Was hatte sie an diesem Tag erlebt? Ihr Blick war offen, ihre Hände ruhig und gepflegt. Als sie dem Kellner ihre Getränkebestellung aufgab, tat sie das mit klarer Stimme und einem kleinen Lächeln. Und doch wirkte sie gedankenverloren... traurig...

Hatte sie einen Freund besucht; einen kranken Freund? Und dessen Zustand beunruhigte sie. Beunruhigte, weil sie nun nach Hause fuhr... weg von ihm... ihn alleine lassend...

Musste sie in eine andere Stadt, um während der Woche zu arbeiten, und sich dafür von ihrer Familie trennen? Vermisste sie ihre Kinder? Ihren Mann?

Sie ließ die Zeitung auf ihren Schoss sinken. Ihre Kaffeetasse hielt sie in beiden Händen und sah gedankenverloren aus dem Fenster. Draußen war es längst dunkel geworden. Die vorbeifliegenden Lichter konnten es nicht sein, die ihre Aufmerksamkeit forderten. Sie dachte nach. Worüber?

Ihre Gedanken waren von Schmerz begleitet. Sehnsucht. Verlangen. Der Ausdruck ihrer Gesichtszüge veränderte sich. Sie dachte an etwas das sie sehr liebte. Etwas das sie gerade noch hatte und nun - Minuten später - bereits sehr vermisste. Mal bildeten sich Sorgenfalten auf ihrer Stirn mal überflog ein Lächeln ihren Blick. Ihre Sehnsucht flog in die Nacht...

Gern hätte ich sie angesprochen und doch wusste ich, dass nichts und niemand in diesem Augenblick in der Lage gewesen wäre, ihr zu helfen. Sie war in einer Situation, mit der sie ganz alleine klar kommen musste. Die sie alleine durchstehen musste. Allein, obgleich es in ihren Gedanken ganz sicher nicht um Einsamkeit ging.

Und ohne auch nur die geringste Regung auszulösen, verließ plötzlich eine Träne ihren Blick.
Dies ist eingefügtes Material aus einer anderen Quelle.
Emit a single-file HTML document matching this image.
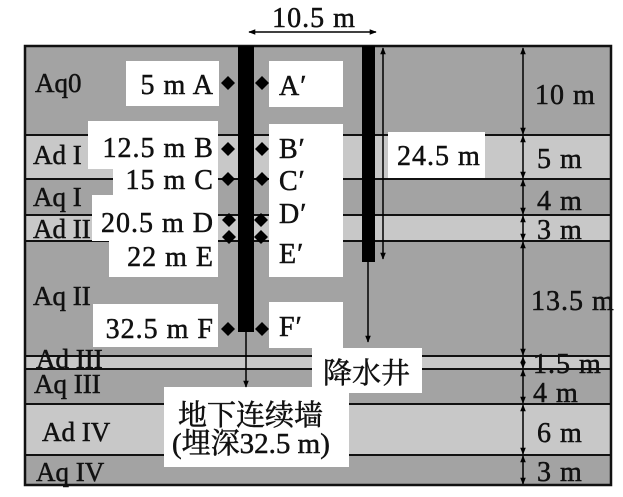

Sie lief an ihrer Wange hinunter bis zum Kinn. Fiel sanft auf ihren Schoss. Nur eine Träne. Eine Träne die genauso schnell trocknete, wie sie entstanden war...

Eine einfache Träne, die Welten bewegte. Bände sprach, ohne auch nur ein einziges Wort zu verraten.




Deirdre - 13.05.2004 um 20:30 Uhr


Hallo marmonemi.

Gefällt mir außerordentlich gut. Traurig aber wunderschön.

Grüße
Deirdre




marmonemi - 14.10.2007 um 23:25 Uhr

Danke, Deirdre, das freut mich sehr!



Hermes - 15.10.2007 um 20:53 Uhr

Zitat:

Hallo marmonemi.

Gefällt mir außerordentlich gut. Traurig aber wunderschön.

Grüße
Deirdre

Mir gefällt es auch.




DataBoo - 16.10.2007 um 21:42 Uhr

Ich finde diese Alltagebeobachtung ebenfalls sehr gelungen. Eine Szene die gut nachzufühlen ist (Deine Gedanken, Deine Fragen), einfühlsam ohne aufgesetzt zu wirken. Bitte mehr davon!